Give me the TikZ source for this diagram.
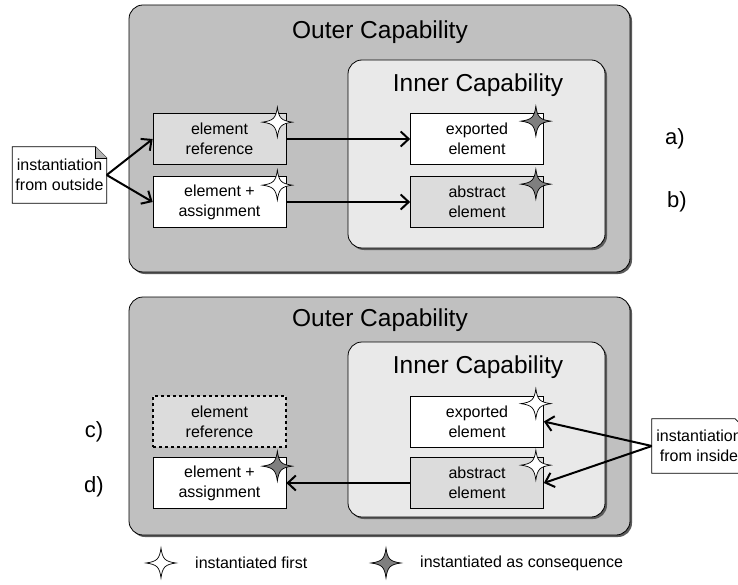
\documentclass[tikz,border=0pt]{standalone}
\usepackage{fontspec}
\setmainfont{Liberation Sans}
\usetikzlibrary{arrows.meta}
\definecolor{outerfill}{HTML}{C0C0C0}
\definecolor{innerfill}{HTML}{E9E9E9}
\definecolor{elemgray}{HTML}{DCDCDC}
\definecolor{stargray}{HTML}{7F7F7F}
\definecolor{shadowc}{HTML}{5A5A5A}
\begin{document}
\begin{tikzpicture}[x=1pt,y=-1pt,
  capbox/.style={draw=black, line width=0.8pt, rounded corners=14pt},
  capshadow/.style={fill=shadowc, draw=none, rounded corners=14pt},
  elem/.style={draw=black, line width=0.7pt, minimum width=133pt, minimum height=51pt, align=center, font=\fontsize{16}{20}\selectfont, inner sep=0pt},
  captitle/.style={font=\fontsize{24.5}{28}\selectfont, inner sep=0pt},
  tag/.style={font=\fontsize{22}{26}\selectfont, inner sep=0pt},
  notetext/.style={minimum width=94pt, minimum height=56pt, align=center, font=\fontsize{16}{20}\selectfont, inner sep=0pt},
  legtext/.style={font=\fontsize{16}{20}\selectfont, inner sep=0pt, anchor=west},
  arr/.style={line width=2pt, -{Straight Barb[length=8pt,width=15pt,line width=2pt]}},
  fourstar/.pic={\draw[line width=0.7pt, pic actions] (0,-15) .. controls (1.5,-4) and (4,-1.5) .. (15,0) .. controls (4,1.5) and (1.5,4) .. (0,15) .. controls (-1.5,4) and (-4,1.5) .. (-15,0) .. controls (-4,-1.5) and (-1.5,-4) .. cycle;}
]
\useasboundingbox (0,0) rectangle (738,585);

% ---------- top part ----------
\fill[capshadow] (131,7) rectangle (632,274);
\filldraw[capbox, fill=outerfill] (129,5) rectangle (630,272);
\node[captitle] (t1) at (380,32) {Outer Capability};
\fill[capshadow] (350,62) rectangle (607,250);
\filldraw[capbox, fill=innerfill] (348,60) rectangle (605,248);
\node[captitle] (i1) at (478,85) {Inner Capability};

\node[elem, fill=elemgray] (eref1) at (219.5,139) {element\\reference};
\node[elem, fill=white] (ea1) at (219.5,202) {element +\\assignment};
\node[elem, fill=white] (exp1) at (477,139) {exported\\element};
\node[elem, fill=elemgray] (abs1) at (477,202) {abstract\\element};

\pic[fill=white] at ([shift={(-9,9)}]eref1.north east) {fourstar};
\pic[fill=white] at ([shift={(-9,9)}]ea1.north east) {fourstar};
\pic[fill=stargray] at ([shift={(-8,8)}]exp1.north east) {fourstar};
\pic[fill=stargray] at ([shift={(-8,8)}]abs1.north east) {fourstar};

\draw[arr] (eref1.east) -- (exp1.west);
\draw[arr] (ea1.east) -- (abs1.west);

\node[notetext] (n1) at (59.5,175) {instantiation\\from outside};
\filldraw[fill=white, line width=0.7pt] (n1.south west) -- (n1.north west) -- ([xshift=-11pt]n1.north east) -- ([yshift=-11pt]n1.north east) -- (n1.south east) -- cycle;
\filldraw[fill=stargray!60, line width=0.5pt] ([xshift=-11pt]n1.north east) -- ([xshift=-11pt,yshift=-11pt]n1.north east) -- ([yshift=-11pt]n1.north east);
\node[notetext] at (n1) {instantiation\\from outside};
\draw[arr] (n1.east) -- (eref1.west);
\draw[arr] (n1.east) -- (ea1.west);

\node[tag] (la) at (675,139) {a)};
\node[tag] (lb) at (677,202) {b)};

% ---------- bottom part ----------
\fill[capshadow] (131,299) rectangle (632,537);
\filldraw[capbox, fill=outerfill] (129,297) rectangle (630,535);
\node[captitle] (t2) at (380,320) {Outer Capability};
\fill[capshadow] (350,344) rectangle (607,519);
\filldraw[capbox, fill=innerfill] (348,342) rectangle (605,517);
\node[captitle] (i2) at (478,367) {Inner Capability};

\node[elem, fill=elemgray, dashed, line width=1.2pt] (eref2) at (219.5,421.5) {element\\reference};
\node[elem, fill=white] (ea2) at (219.5,483) {element +\\assignment};
\node[elem, fill=white] (exp2) at (477,421.5) {exported\\element};
\node[elem, fill=elemgray] (abs2) at (477,483) {abstract\\element};

\pic[fill=stargray] at ([shift={(-9,9)}]ea2.north east) {fourstar};
\pic[fill=white] at ([shift={(-8,8)}]exp2.north east) {fourstar};
\pic[fill=white] at ([shift={(-8,8)}]abs2.north east) {fourstar};

\draw[arr] (abs2.west) -- (ea2.east);

\node[notetext, minimum height=54pt] (n2) at (699,446) {instantiation\\from inside};
\filldraw[fill=white, line width=0.7pt] (n2.south west) -- (n2.north west) -- ([xshift=-11pt]n2.north east) -- ([yshift=-11pt]n2.north east) -- (n2.south east) -- cycle;
\node[notetext, minimum height=54pt] at (n2) {instantiation\\from inside};
\draw[arr] (n2.west) -- (exp2.east);
\draw[arr] (n2.west) -- (abs2.east);

\node[tag] (lc) at (94,432) {c)};
\node[tag] (ld) at (94,487) {d)};

% ---------- legend ----------
\pic[fill=white] at (161,563) {fourstar};
\node[legtext] (l1) at (195,563) {instantiated first};
\pic[fill=stargray] at (386,563) {fourstar};
\node[legtext] (l2) at (420,563) {instantiated as consequence};
\end{tikzpicture}
\end{document}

*TASK DESCRIPTION*.
Copy each line exactly, and leave the pictures out of your copy.

*TASK ANSWER*.
Give me the TikZ source for this diagram.
\documentclass[tikz,border=0pt]{standalone}
\usepackage{fontspec}
\setmainfont{Liberation Sans}
\usetikzlibrary{arrows.meta}
\definecolor{outerfill}{HTML}{C0C0C0}
\definecolor{innerfill}{HTML}{E9E9E9}
\definecolor{elemgray}{HTML}{DCDCDC}
\definecolor{stargray}{HTML}{7F7F7F}
\definecolor{shadowc}{HTML}{5A5A5A}
\begin{document}
\begin{tikzpicture}[x=1pt,y=-1pt,
  capbox/.style={draw=black, line width=0.8pt, rounded corners=14pt},
  capshadow/.style={fill=shadowc, draw=none, rounded corners=14pt},
  elem/.style={draw=black, line width=0.7pt, minimum width=133pt, minimum height=51pt, align=center, font=\fontsize{16}{20}\selectfont, inner sep=0pt},
  captitle/.style={font=\fontsize{24.5}{28}\selectfont, inner sep=0pt},
  tag/.style={font=\fontsize{22}{26}\selectfont, inner sep=0pt},
  notetext/.style={minimum width=94pt, minimum height=56pt, align=center, font=\fontsize{16}{20}\selectfont, inner sep=0pt},
  legtext/.style={font=\fontsize{16}{20}\selectfont, inner sep=0pt, anchor=west},
  arr/.style={line width=2pt, -{Straight Barb[length=8pt,width=15pt,line width=2pt]}},
  fourstar/.pic={\draw[line width=0.7pt, pic actions] (0,-15) .. controls (1.5,-4) and (4,-1.5) .. (15,0) .. controls (4,1.5) and (1.5,4) .. (0,15) .. controls (-1.5,4) and (-4,1.5) .. (-15,0) .. controls (-4,-1.5) and (-1.5,-4) .. cycle;}
]
\useasboundingbox (0,0) rectangle (738,585);

% ---------- top part ----------
\fill[capshadow] (131,7) rectangle (632,274);
\filldraw[capbox, fill=outerfill] (129,5) rectangle (630,272);
\node[captitle] (t1) at (380,32) {Outer Capability};
\fill[capshadow] (350,62) rectangle (607,250);
\filldraw[capbox, fill=innerfill] (348,60) rectangle (605,248);
\node[captitle] (i1) at (478,85) {Inner Capability};

\node[elem, fill=elemgray] (eref1) at (219.5,139) {element\\reference};
\node[elem, fill=white] (ea1) at (219.5,202) {element +\\assignment};
\node[elem, fill=white] (exp1) at (477,139) {exported\\element};
\node[elem, fill=elemgray] (abs1) at (477,202) {abstract\\element};

\pic[fill=white] at ([shift={(-9,9)}]eref1.north east) {fourstar};
\pic[fill=white] at ([shift={(-9,9)}]ea1.north east) {fourstar};
\pic[fill=stargray] at ([shift={(-8,8)}]exp1.north east) {fourstar};
\pic[fill=stargray] at ([shift={(-8,8)}]abs1.north east) {fourstar};

\draw[arr] (eref1.east) -- (exp1.west);
\draw[arr] (ea1.east) -- (abs1.west);

\node[notetext] (n1) at (59.5,175) {instantiation\\from outside};
\filldraw[fill=white, line width=0.7pt] (n1.south west) -- (n1.north west) -- ([xshift=-11pt]n1.north east) -- ([yshift=-11pt]n1.north east) -- (n1.south east) -- cycle;
\filldraw[fill=stargray!60, line width=0.5pt] ([xshift=-11pt]n1.north east) -- ([xshift=-11pt,yshift=-11pt]n1.north east) -- ([yshift=-11pt]n1.north east);
\node[notetext] at (n1) {instantiation\\from outside};
\draw[arr] (n1.east) -- (eref1.west);
\draw[arr] (n1.east) -- (ea1.west);

\node[tag] (la) at (675,139) {a)};
\node[tag] (lb) at (677,202) {b)};

% ---------- bottom part ----------
\fill[capshadow] (131,299) rectangle (632,537);
\filldraw[capbox, fill=outerfill] (129,297) rectangle (630,535);
\node[captitle] (t2) at (380,320) {Outer Capability};
\fill[capshadow] (350,344) rectangle (607,519);
\filldraw[capbox, fill=innerfill] (348,342) rectangle (605,517);
\node[captitle] (i2) at (478,367) {Inner Capability};

\node[elem, fill=elemgray, dashed, line width=1.2pt] (eref2) at (219.5,421.5) {element\\reference};
\node[elem, fill=white] (ea2) at (219.5,483) {element +\\assignment};
\node[elem, fill=white] (exp2) at (477,421.5) {exported\\element};
\node[elem, fill=elemgray] (abs2) at (477,483) {abstract\\element};

\pic[fill=stargray] at ([shift={(-9,9)}]ea2.north east) {fourstar};
\pic[fill=white] at ([shift={(-8,8)}]exp2.north east) {fourstar};
\pic[fill=white] at ([shift={(-8,8)}]abs2.north east) {fourstar};

\draw[arr] (abs2.west) -- (ea2.east);

\node[notetext, minimum height=54pt] (n2) at (699,446) {instantiation\\from inside};
\filldraw[fill=white, line width=0.7pt] (n2.south west) -- (n2.north west) -- ([xshift=-11pt]n2.north east) -- ([yshift=-11pt]n2.north east) -- (n2.south east) -- cycle;
\node[notetext, minimum height=54pt] at (n2) {instantiation\\from inside};
\draw[arr] (n2.west) -- (exp2.east);
\draw[arr] (n2.west) -- (abs2.east);

\node[tag] (lc) at (94,432) {c)};
\node[tag] (ld) at (94,487) {d)};

% ---------- legend ----------
\pic[fill=white] at (161,563) {fourstar};
\node[legtext] (l1) at (195,563) {instantiated first};
\pic[fill=stargray] at (386,563) {fourstar};
\node[legtext] (l2) at (420,563) {instantiated as consequence};
\end{tikzpicture}
\end{document}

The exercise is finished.